Sweet Autumn Clematis in an After Storm Mist: An Ode to Mystical Transitions and Odd Unevens
“August rain: the best of the summer gone,
and the new fall not yet born.
The odd uneven time.”
This photo represents a gardening delicacy for me.
Have you ever had a “picture” in your head of how your garden would look? One that comes from a kaleidoscope of dusty garden picture books, torn magazine photos, romantic plant poetry, inquisitive botanical garden walks, memories of your grandmother’s hideaways?
This is a photo of just that – a dream I had – probably from driving old Deep South roads, passing by farm homes and cottages with lush green arbors of roses, morning glories or hydrangeas. I always saw arbors as romantic, mystical transitions from one place to another – gently announcing, “Hey, you are leaving one place and moving to another!” A portal of sorts.
My two Sweet Autumn plants sit stoically on either side of our western-facing garage door. One seems to outrun the other in the beginning – but, the lagging one always catches up at blooming time – wrapping its tendrils around the other.
I always wonder about the gardener who decided to plant “two.” Two plants separated with the hope and faith that one day they would connect together. The patience to wait for that journey – the perseverance to support the growth. The builder of that portal – what dreams did she/he have?
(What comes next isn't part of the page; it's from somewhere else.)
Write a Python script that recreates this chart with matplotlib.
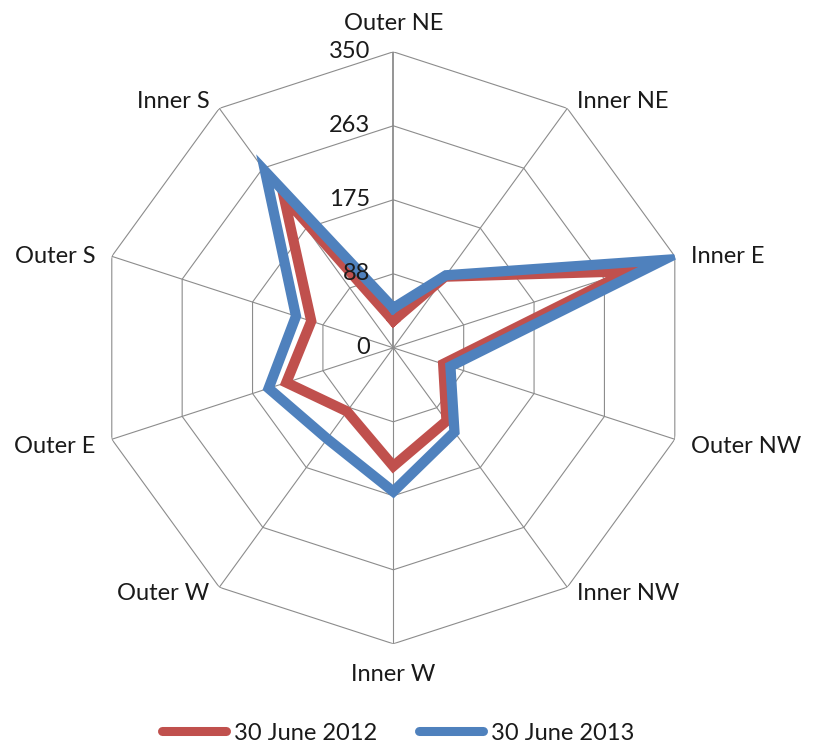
import matplotlib
matplotlib.use("Agg")
import matplotlib.pyplot as plt
import numpy as np

# ── Data ──────────────────────────────────────────────────────────────────────
categories = ["Outer NE", "Inner NE", "Inner E", "Outer NW", "Inner NW",
              "Inner W", "Outer W", "Outer E", "Outer S", "Inner S"]
june_2012 = [32, 104, 293, 62, 107, 140, 93, 133, 102, 220]
june_2013 = [47, 106, 336, 71, 123, 170, 133, 155, 121, 258]
r_ticks = [0, 87.5, 175, 262.5, 350]
r_tick_labels = ["0", "88", "175", "263", "350"]
series_labels = ["30 June 2012", "30 June 2013"]

RED = "#C0504D"
BLUE = "#4F81BD"
GRID = "#8c8c8c"
TEXT = "#1a1a1a"
FONT = "Lato"
FS = 17

W, H = 820, 749
fig = plt.figure(figsize=(W / 100, H / 100), dpi=100)
cx, cy, rad = 393.3, 347.8, 296.0
ax = fig.add_axes([(cx - rad) / W, (H - cy - rad) / H, 2 * rad / W, 2 * rad / H],
                  projection="polar")
ax.set_theta_offset(np.pi / 2)
ax.set_theta_direction(-1)
ax.set_ylim(0, r_ticks[-1])
ax.grid(False)
ax.spines["polar"].set_visible(False)
ax.set_xticks([])
ax.set_yticks([])
ax.patch.set_alpha(0)

n = len(categories)
theta = np.arange(n) * 2 * np.pi / n
theta_c = np.append(theta, theta[0])

# polygon grid rings
for r in r_ticks[1:]:
    ax.plot(theta_c, [r] * (n + 1), color=GRID, lw=0.8, zorder=1)
# spokes
for i, t in enumerate(theta):
    ax.plot([t, t], [0, r_ticks[-1]], color=GRID,
            lw=1.3 if i == 0 else 0.8, zorder=1)

# series
for vals, col in [(june_2012, RED), (june_2013, BLUE)]:
    ax.plot(theta_c, np.append(vals, vals[0]), color=col, lw=7.4,
            solid_joinstyle="miter", zorder=3)

# radial value labels (drawn above the series, as in the reference)
for r, lab in zip(r_ticks, r_tick_labels):
    ax.annotate(lab, xy=(0, r), xytext=(-23, 0), textcoords="offset pixels",
                ha="right", va="center", fontsize=FS, family=FONT, color=TEXT,
                zorder=5)

# category labels
for t, lab in zip(theta, categories):
    s, c = np.sin(t), np.cos(t)
    if abs(s) < 0.1:
        ha = "center"
        dx, dy = 0, (18 if c > 0 else -20)
        va = "bottom" if c > 0 else "top"
    else:
        ha = "left" if s > 0 else "right"
        dx = 10 * np.sign(s) + 6 * np.sign(s) * (abs(s) > 0.9)
        dy = 8 * c + (-5 if abs(s) > 0.9 and c < 0 else 0)
        if abs(s) > 0.9 and c > 0:
            dy = 0
        va = "center"
    ax.annotate(lab, xy=(t, r_ticks[-1]), xytext=(dx, dy),
                textcoords="offset pixels", ha=ha, va=va, fontsize=FS,
                family=FONT, color=TEXT, annotation_clip=False)

handles = [plt.Line2D([], [], color=RED, lw=6.5, solid_capstyle="round"),
           plt.Line2D([], [], color=BLUE, lw=6.5, solid_capstyle="round")]
fig.legend(handles, series_labels, loc="center", bbox_to_anchor=(398.5 / W, 1 - 733 / H),
           ncol=2, frameon=False, prop={"family": FONT, "size": FS},
           handlelength=2.7, handletextpad=0.36, columnspacing=1.76,
           borderpad=0, labelcolor=TEXT)

fig.savefig("out.png", dpi=100)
For me, it is a physical reminder for my family that as they pull into the driveway the transition from their busy, active, individual worlds to the warmth of family, hearth, and home is upon them. Crossing over is now.
Sweet Autumn – a simple lovely plant on an arbor. Yet, reminding us of the last phase of summer – and the sweetness of Autumn to come. Showing us that we are in the midst/mist of a transition between seasons where a “tug of war” has begun of rain, heat, moist, dry, green, brown, death and life. And, we must be gentle with ourselves as we ride this seasonal wave.
August – the edge of Autumn – a mystical, rambunctious transition to Fall.